Pastor proves a worthy foil for Bergman. Apt to bend a pitch rather than leave it statically squared in the middle, he revels in microtones and attacks bravura passages with an acid-toned eschewal of neo-romanticism. Like the pianist, he is steeped in traditional jazz styles, but is able both to adopt and, in turn, parody their conventions with equal believability. A baldly triadic passage in “Spirit Song” finds Pastor lampooning simple major-chord arpeggios before setting off on a skittering chromatic solo – one envisions an impish grin on the violinist’s face. On “Wellspring,” he matches Bergman sixteenth note for sixteenth note down the breakneck home stretch of the piece’s climax. His violin keens cantorially on the effervescent set-closer the “Mighty Oak,” providing a sinuous pedal against Bergman’s cadenza-like riffs. One hopes that this is merely the beginning of a series of collaborations for this formidable pair.

 

Free Jazz

Piano and violin duets are quite rare in jazz, but this album shows that the format has something to offer. This duo is even more unusual because of the two musicians' idiosyncratic styles. Although considered a free jazz pianist, Bergman actually makes an amalgam of musical styles, being as versatile in classical modes (as on the last track), ragtime, blues, accompaniment for silent movies, romantic moments and pounding and swirling avant-garde. Not only does he do it all in one piece often, but even with both hands playing in different styles and epochs. And the great thing, he infuses his music with the occasional hint and moment of humor. Stefano Pastor is also in a different category: he plays the violin but the "voice" that he gives his instrument is unique: it sounds deep and full, something holding the middle between a clarinet and a soprano.
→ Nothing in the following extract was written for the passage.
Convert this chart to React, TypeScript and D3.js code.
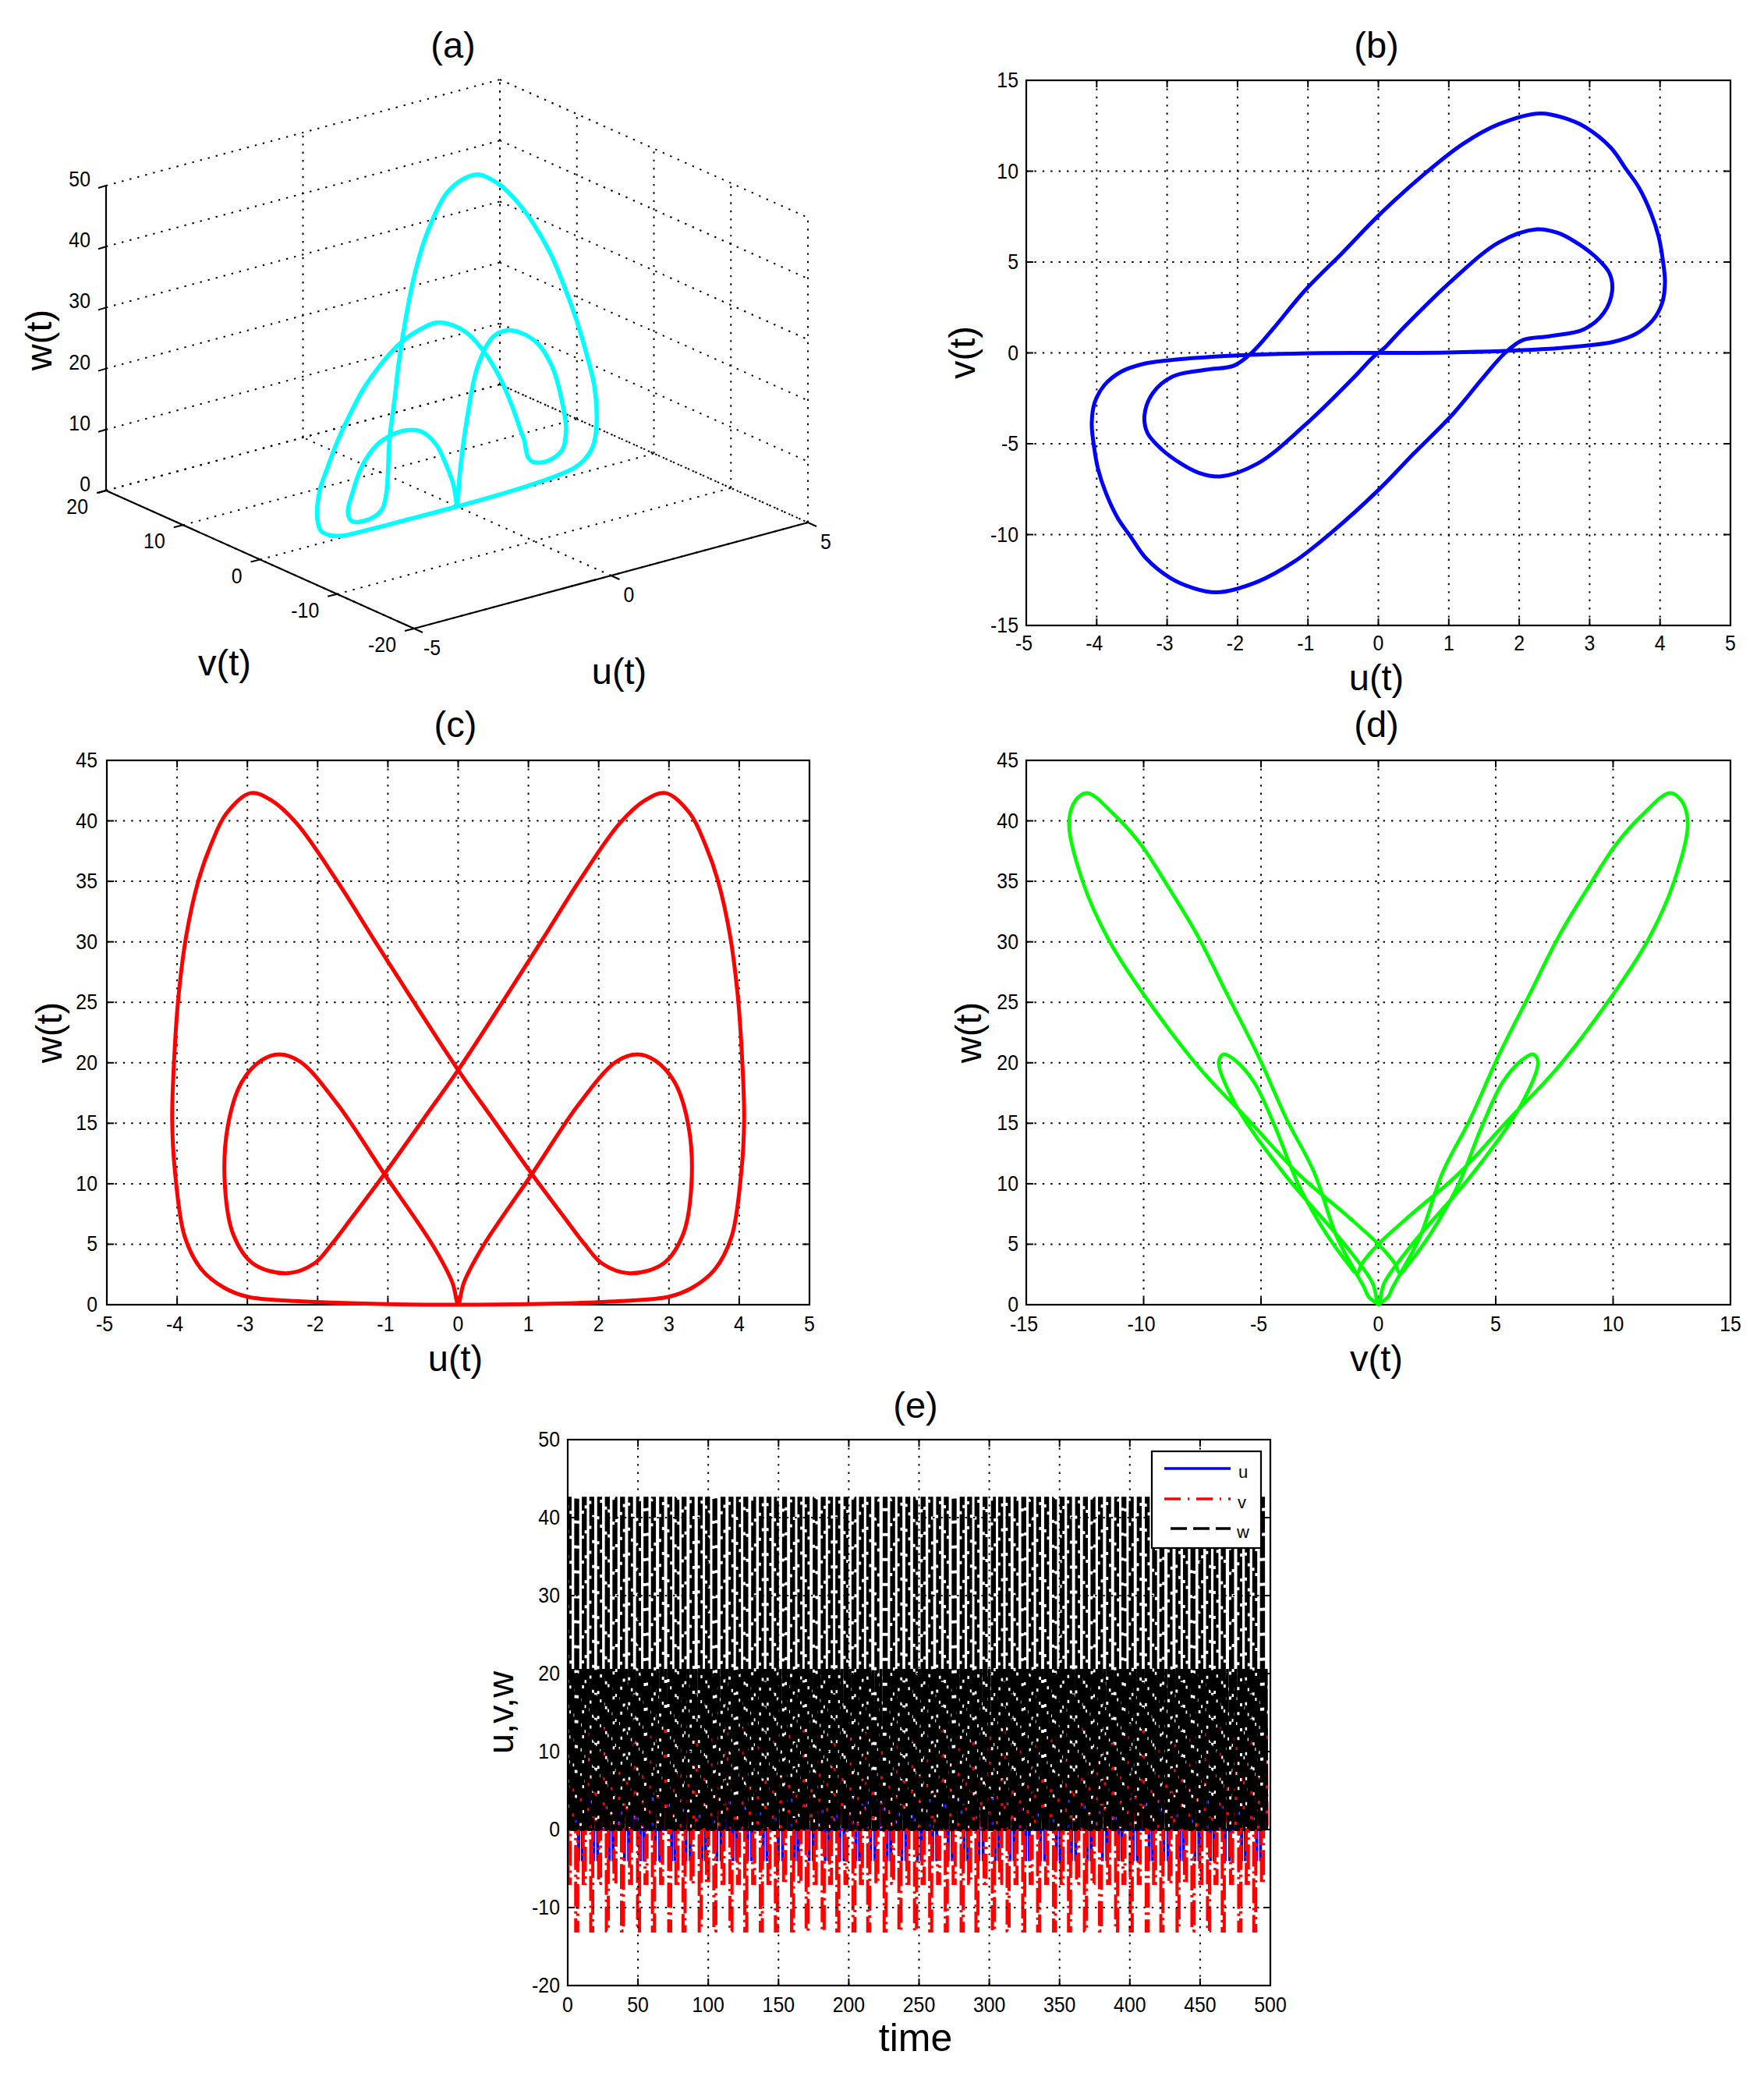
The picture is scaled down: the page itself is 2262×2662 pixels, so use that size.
import React from "react";
import * as d3 from "d3";

// One period of the closed orbit (b), (c) and (d)
const orbitU = [0,1,2.32,3,3.33,3.65,3.89,4.03,4.07,4.04,3.98,3.87,3.7,3.52,3.3,2.95,2.66,2.3,1.72,1.2,0.64,0,-0.5,-1.05,-1.5,-1.8,-2.05,-2.44,-2.92,-3.2,-3.32,-3.28,-3.08,-2.8,-2.55,-2.25,-1.72,-1.05,-0.36,-0.08,0,
  0.08,0.36,1.05,1.72,2.25,2.55,2.8,3.08,3.28,3.32,3.2,2.92,2.44,2.05,1.8,1.5,1.05,0.5,0,-0.64,-1.2,-1.72,-2.3,-2.66,-2.95,-3.3,-3.52,-3.7,-3.87,-3.98,-4.04,-4.07,-4.03,-3.89,-3.65,-3.33,-3,-2.32,-1];
const orbitV = [0,0.02,0.2,0.42,0.6,1.03,1.77,2.75,3.9,5.1,6.4,7.7,9.1,10.1,11.3,12.4,12.9,13.18,12.6,11.5,9.8,7.55,5.55,3.4,1.3,0,-0.7,-0.92,-1.3,-2.2,-3.4,-4.4,-5.3,-6.1,-6.6,-6.8,-6.1,-4,-1.4,-0.25,0,
  0.25,1.4,4,6.1,6.8,6.6,6.1,5.3,4.4,3.4,2.2,1.3,0.92,0.7,0,-1.3,-3.4,-5.55,-7.55,-9.8,-11.5,-12.6,-13.18,-12.9,-12.4,-11.3,-10.1,-9.1,-7.7,-6.4,-5.1,-3.9,-2.75,-1.77,-1.03,-0.6,-0.42,-0.2,-0.02];
const orbitW = [0,0.05,0.3,0.66,1.4,2.9,5.6,11,15.3,20.5,25.5,30.5,35,38,40.6,42.3,41.7,39.8,35,30.2,25.1,19.4,15.3,10.8,7.3,5,3.4,2.6,3.4,5.8,9.9,14.7,18.4,20.2,20.7,20.1,16.6,10.8,4.9,1.8,0.05,
  1.8,4.9,10.8,16.6,20.1,20.7,20.2,18.4,14.7,9.9,5.8,3.4,2.6,3.4,5,7.3,10.8,15.3,19.4,25.1,30.2,35,39.8,41.7,42.3,40.6,38,35,30.5,25.5,20.5,15.3,11,5.6,2.9,1.4,0.66,0.3,0.05];

// Panel (e): times of the excursions
const timesLong = [6.4,17.1,28.2,39,50.4,61,72.6,82.8,94.3,104.7,116.2,126.7,137.8,148.5,160,170.4,181.8,192.2,203.7,214.2,225.9,236.4,247.5,258.3,269.4,280.7,291.2,302.9,313.4,324.5,335.1,346.4,357.1,368.4,379.1,390.6,401,412.4,422.8,434.3,444.9,456,466.5,478.2,488.9];
const timesShort = [1,11.8,22.7,33.6,44.7,55.7,66.8,77.7,88.5,99.5,110.5,121.5,132.3,143.2,154.3,165.2,176.1,187,198,209,220,231.2,242,252.9,263.9,275,286,297,308.1,319,329.8,340.8,351.8,362.8,373.8,384.9,395.8,406.7,417.6,428.6,439.6,450.5,461.3,472.4,483.6,494.4];
const wPeakHigh = 42.5;
const wPeakLow = 20.6;
const vPeakLong = 13;
const vPeakShort = 6.9;
const uPeak = 4.05;

const ticksU = [-5,-4,-3,-2,-1,0,1,2,3,4,5];
const ticksV = [-15,-10,-5,0,5,10,15];
const ticksW = [0,5,10,15,20,25,30,35,40,45];
const ticksTime = [0,50,100,150,200,250,300,350,400,450,500];
const ticksE = [-20,-10,0,10,20,30,40,50];
const ticks3U = [-5,0,5];
const ticks3V = [-20,-10,0,10,20];
const ticks3W = [0,10,20,30,40,50];

const FONT = "'Liberation Sans', Arial, sans-serif";
const DOT = "2.4 8";

type Box = { l: number; r: number; t: number; b: number };

function T(p: { x: number; y: number; anchor: string; children: any }) {
  return (
    <text transform={`translate(${p.x} ${p.y}) scale(0.92 1)`} textAnchor={p.anchor} fontSize={27} fontFamily={FONT}>
      {p.children}
    </text>
  );
}

function Axes2D(p: { box: Box; x: number[]; y: number[]; xs: any; ys: any; xBase: number; yEnd: number }) {
  const { box, x, y, xs, ys, xBase, yEnd } = p;
  return (
    <g>
      {x.map((v) => (
        <g key={"x" + v}>
          {v !== x[0] && v !== x[x.length - 1] && (
            <>
              <line x1={xs(v)} x2={xs(v)} y1={box.t} y2={box.b} stroke="#000" strokeWidth={2} strokeDasharray={DOT} />
              <line x1={xs(v)} x2={xs(v)} y1={box.t} y2={box.t + 9} stroke="#000" strokeWidth={2} />
              <line x1={xs(v)} x2={xs(v)} y1={box.b} y2={box.b - 9} stroke="#000" strokeWidth={2} />
            </>
          )}
          <T x={xs(v) - (v < 0 ? 3 : 0)} y={xBase} anchor="middle">{v}</T>
        </g>
      ))}
      {y.map((v) => (
        <g key={"y" + v}>
          {v !== y[0] && v !== y[y.length - 1] && (
            <>
              <line x1={box.l} x2={box.r} y1={ys(v)} y2={ys(v)} stroke="#000" strokeWidth={2} strokeDasharray={DOT} />
              <line x1={box.l} x2={box.l + 9} y1={ys(v)} y2={ys(v)} stroke="#000" strokeWidth={2} />
              <line x1={box.r} x2={box.r - 9} y1={ys(v)} y2={ys(v)} stroke="#000" strokeWidth={2} />
            </>
          )}
          <T x={yEnd} y={ys(v) + 9} anchor="end">{v}</T>
        </g>
      ))}
      <rect x={box.l} y={box.t} width={box.r - box.l} height={box.b - box.t} fill="none" stroke="#000" strokeWidth={2.2} />
    </g>
  );
}

function Label(p: { x: number; y: number; children: any; rot?: boolean; size?: number }) {
  return (
    <text
      x={p.x}
      y={p.y}
      textAnchor="middle"
      fontSize={p.size ?? 47}
      fontFamily={FONT}
      transform={p.rot ? `rotate(-90 ${p.x} ${p.y})` : undefined}
    >
      {p.children}
    </text>
  );
}

function Orbit2D(p: { xv: number[]; yv: number[]; xs: any; ys: any; color: string; width: number }) {
  const idx = d3.range(p.xv.length);
  const gen = d3.line<number>().x((i) => p.xs(p.xv[i])).y((i) => p.ys(p.yv[i])).curve(d3.curveCatmullRomClosed.alpha(0.5));
  return <path d={gen(idx) ?? ""} fill="none" stroke={p.color} strokeWidth={p.width} strokeLinejoin="round" />;
}

function Panel3D() {
  // screen offset contributed by each data axis
  const uX = d3.scaleLinear().domain([-5, 5]).range([0, 505]);
  const uY = d3.scaleLinear().domain([-5, 5]).range([0, -136]);
  const vX = d3.scaleLinear().domain([20, -20]).range([0, 395]);
  const vY = d3.scaleLinear().domain([20, -20]).range([0, 177]);
  const wY = d3.scaleLinear().domain([0, 50]).range([0, -391]);
  const X = (u: number, v: number) => 136 + uX(u) + vX(v);
  const Y = (u: number, v: number, w: number) => 629 + uY(u) + vY(v) + wY(w);
  const seg = (key: string, a: number[], b: number[], solid = false) => (
    <line key={key} x1={X(a[0], a[1])} y1={Y(a[0], a[1], a[2])} x2={X(b[0], b[1])} y2={Y(b[0], b[1], b[2])}
      stroke="#000" strokeWidth={solid ? 2.2 : 2} strokeDasharray={solid ? undefined : DOT} />
  );
  const idx = d3.range(orbitU.length);
  const gen = d3.line<number>().x((i) => X(orbitU[i], orbitV[i])).y((i) => Y(orbitU[i], orbitV[i], orbitW[i])).curve(d3.curveCatmullRomClosed.alpha(0.5));
  return (
    <g>
      {ticks3U.map((u) => seg("fu" + u, [u, -20, 0], [u, 20, 0]))}
      {ticks3U.map((u) => seg("bu" + u, [u, 20, 0], [u, 20, 50]))}
      {ticks3V.map((v) => seg("fv" + v, [-5, v, 0], [5, v, 0]))}
      {ticks3V.map((v) => seg("bv" + v, [5, v, 0], [5, v, 50]))}
      {ticks3W.map((w) => seg("a" + w, [-5, 20, w], [5, 20, w]))}
      {ticks3W.map((w) => seg("b" + w, [5, 20, w], [5, -20, w]))}
      <path d={gen(idx) ?? ""} fill="none" stroke="#00FFFF" strokeWidth={5.5} strokeLinejoin="round" />
      {seg("ax1", [-5, 20, 0], [-5, 20, 50], true)}
      {seg("ax2", [-5, 20, 0], [-5, -20, 0], true)}
      {seg("ax3", [-5, -20, 0], [5, -20, 0], true)}
      {ticks3W.map((w) => (
        <g key={"tw" + w}>
          <line x1={X(-5, 20)} x2={X(-5, 20) - 10} y1={Y(-5, 20, w)} y2={Y(-5, 20, w) + 3} stroke="#000" strokeWidth={2} />
          <T x={116} y={Y(-5, 20, w) + 1} anchor="end">{w}</T>
        </g>
      ))}
      {ticks3V.map((v) => (
        <g key={"tv" + v}>
          <line x1={X(-5, v)} x2={X(-5, v) - 12} y1={Y(-5, v, 0)} y2={Y(-5, v, 0) + 3} stroke="#000" strokeWidth={2} />
          <T x={X(-5, v) - 23} y={Y(-5, v, 0) + 30} anchor="end">{v}</T>
        </g>
      ))}
      {ticks3U.map((u) => (
        <g key={"tu" + u}>
          <line x1={X(u, -20)} x2={X(u, -20) + 11} y1={Y(u, -20, 0)} y2={Y(u, -20, 0) + 5} stroke="#000" strokeWidth={2} />
          <T x={X(u, -20) + (u < 0 ? 12 : 16)} y={Y(u, -20, 0) + 34} anchor="start">{u}</T>
        </g>
      ))}
    </g>
  );
}

function PanelE() {
  const box: Box = { l: 728, r: 1629, t: 1846, b: 2546 };
  const xs = d3.scaleLinear().domain([0, 500]).range([box.l, box.r]);
  const ys = d3.scaleLinear().domain([-20, 50]).range([box.b, box.t]);
  const all = [
    ...timesLong.map((t) => ({ t, long: true })),
    ...timesShort.map((t) => ({ t, long: false })),
  ].sort((a, b) => a.t - b.t);
  const line = d3.line<number[]>().x((d) => xs(d[0])).y((d) => ys(d[1]));

  const wSeries: number[][] = [];
  all.forEach((e, i) => {
    const next = all[i + 1] ? all[i + 1].t : e.t + 5.45;
    wSeries.push([e.t - 0.85, 0], [e.t - 0.75, wPeakHigh], [e.t + 0.75, wPeakHigh], [e.t + 0.85, 0], [(e.t + next) / 2, wPeakLow], [(e.t + next) / 2 + 0.3, 0]);
  });
  const vSeries: number[][] = [];
  all.forEach((e, i) => {
    const next = all[i + 1] ? all[i + 1].t : e.t + 5.45;
    const depth = e.long ? vPeakLong : vPeakShort;
    const rise = e.long ? vPeakShort : vPeakLong;
    vSeries.push([e.t - 0.75, 0], [e.t - 0.7, -depth], [e.t + 0.7, -depth], [e.t + 0.75, 0], [(e.t + next) / 2, rise], [(e.t + next) / 2 + 0.5, 0]);
  });
  const uSeries: number[][] = [];
  all.forEach((e, i) => {
    const sign = i % 2 === 0 ? -1 : 1;
    uSeries.push([e.t - 1.5, 0], [e.t - 1.4, sign * uPeak], [e.t - 1.2, 0], [e.t + 1.2, 0], [e.t + 1.4, -sign * uPeak], [e.t + 1.5, 0]);
  });

  return (
    <g>
      <defs>
        <clipPath id="clipE"><rect x={box.l} y={box.t} width={box.r - box.l} height={box.b - box.t} /></clipPath>
      </defs>
      <g clipPath="url(#clipE)" fill="none">
        <path d={line(uSeries) ?? ""} stroke="#0000FF" strokeWidth={3.5} />
        <path d={line(vSeries) ?? ""} stroke="#FF0000" strokeWidth={4} strokeDasharray="32 6 3 6" />
        <path d={line(wSeries) ?? ""} stroke="#000" strokeWidth={3.6} strokeDasharray="28 4" />
      </g>
      <Axes2D box={box} x={ticksTime} y={ticksE} xs={xs} ys={ys} xBase={2580} yEnd={718} />
      <rect x={1477} y={1861} width={140} height={124} fill="#fff" stroke="#000" strokeWidth={2.2} />
      <line x1={1493} x2={1578} y1={1883} y2={1883} stroke="#0000FF" strokeWidth={3.5} />
      <line x1={1493} x2={1578} y1={1922} y2={1922} stroke="#FF0000" strokeWidth={3.5} strokeDasharray="21 9 2 9" />
      <line x1={1501} x2={1578} y1={1960} y2={1960} stroke="#000" strokeWidth={3.5} strokeDasharray="21 8" />
      <text x={1588} y={1895} fontSize={22} fontFamily={FONT}>u</text>
      <text x={1587} y={1934} fontSize={22} fontFamily={FONT}>v</text>
      <text x={1586} y={1972} fontSize={22} fontFamily={FONT}>w</text>
    </g>
  );
}

export default function App() {
  const bB: Box = { l: 1316, r: 2219, t: 103, b: 802 };
  const cB: Box = { l: 137, r: 1038, t: 975, b: 1673 };
  const dB: Box = { l: 1316, r: 2219, t: 975, b: 1673 };
  const bx = d3.scaleLinear().domain([-5, 5]).range([bB.l, bB.r]);
  const by = d3.scaleLinear().domain([-15, 15]).range([bB.b, bB.t]);
  const cx = d3.scaleLinear().domain([-5, 5]).range([cB.l, cB.r]);
  const cy = d3.scaleLinear().domain([0, 45]).range([cB.b, cB.t]);
  const dx = d3.scaleLinear().domain([-15, 15]).range([dB.l, dB.r]);
  const dy = d3.scaleLinear().domain([0, 45]).range([dB.b, dB.t]);
  return (
    <svg width={2262} height={2662} style={{ position: "absolute", left: 0, top: 0, background: "#fff" }}>
      <Label x={581} y={74}>(a)</Label>
      <Panel3D />
      <Label x={66} y={436} rot>w(t)</Label>
      <Label x={288} y={866}>v(t)</Label>
      <Label x={794} y={877}>u(t)</Label>

      <Label x={1765} y={74}>(b)</Label>
      <Axes2D box={bB} x={ticksU} y={ticksV} xs={bx} ys={by} xBase={834} yEnd={1306} />
      <Orbit2D xv={orbitU} yv={orbitV} xs={bx} ys={by} color="#0000FF" width={5} />
      <Label x={1250} y={452} rot>v(t)</Label>
      <Label x={1765} y={885}>u(t)</Label>

      <Label x={584} y={945}>(c)</Label>
      <Axes2D box={cB} x={ticksU} y={ticksW} xs={cx} ys={cy} xBase={1707} yEnd={125} />
      <Orbit2D xv={orbitU} yv={orbitW} xs={cx} ys={cy} color="#FF0000" width={5} />
      <Label x={79} y={1324} rot>w(t)</Label>
      <Label x={584} y={1758}>u(t)</Label>

      <Label x={1765} y={945}>(d)</Label>
      <Axes2D box={dB} x={ticksV} y={ticksW} xs={dx} ys={dy} xBase={1707} yEnd={1306} />
      <Orbit2D xv={orbitV} yv={orbitW} xs={dx} ys={dy} color="#00FF00" width={4.6} />
      <Label x={1258} y={1324} rot>w(t)</Label>
      <Label x={1765} y={1758}>v(t)</Label>

      <Label x={1174} y={1818}>(e)</Label>
      <PanelE />
      <Label x={658} y={2196} rot>u,v,w</Label>
      <Label x={1174} y={2630} size={50}>time</Label>
    </svg>
  );
}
I wondered before how he achieved this, and the liner notes solve part of the mystery : he uses "extremely rigid electric guitar strings" on his violin, which, with lots of practice, made him achieve this warm sound. His tone is more melancholy than Bergman's, yet it forms the perfect complement for the piano, and the way both musicians interact, dance around each other, mirror phrases and co-create, is a joy to hear. While their journey on this album indeed covers lots of ground, it still has a great balance between relatively accessible and "out there" moments, and maintaining a nice sense of intimacy all through the performance. The sudden sounds of the local church bell gives it an extra dimension of closeness and proximity.

 

Massimo Ricci, Temporary Fault

Italy is again heavily involved in this superb set featuring bionic-fingered Bergman (77 this year…) and a violinist from Genoa, a big surprise for yours truly who never met him previously. Pastor’s style is a cross of sorts between Stephane Grappelli and Don “Sugarcane” Harris, born from an extensive period of experimentation culminated in the adoption of hard-tension electric guitar strings on the violin, thus obtaining a hoarse kind of sound which recalls those wind instruments from which Stefano was principally influenced during the formative years. This doesn’t detract from the astonishing poignancy that those lines evoke, chains of call-and-response jewels with Bergman literally touching the soul’s deepest depths. The pianist is obviously his usual extraordinary self, the legendary independence of the hands generating coordinated movement halfway through a Nancarrow piano roll and the purest poetry that the human ear can listen to. He seems to wander carelessly along the keyboard at supersonic speed then, all of a sudden, lets us realize that an eye had been left open, masterfully returning to the tune’s foundation with supreme nonchalance sprayed with unequalled technical elevation. A welcome extra presence in the recording is the local bell tower, whose tolling appears several times to add further magic to the duo’s exchanges. Ultimately, it’s the strong logic of insightful personal research shared by the couple that allows this music to shine, placing Live At Tortona at the inner edges of an elite neighbourhood.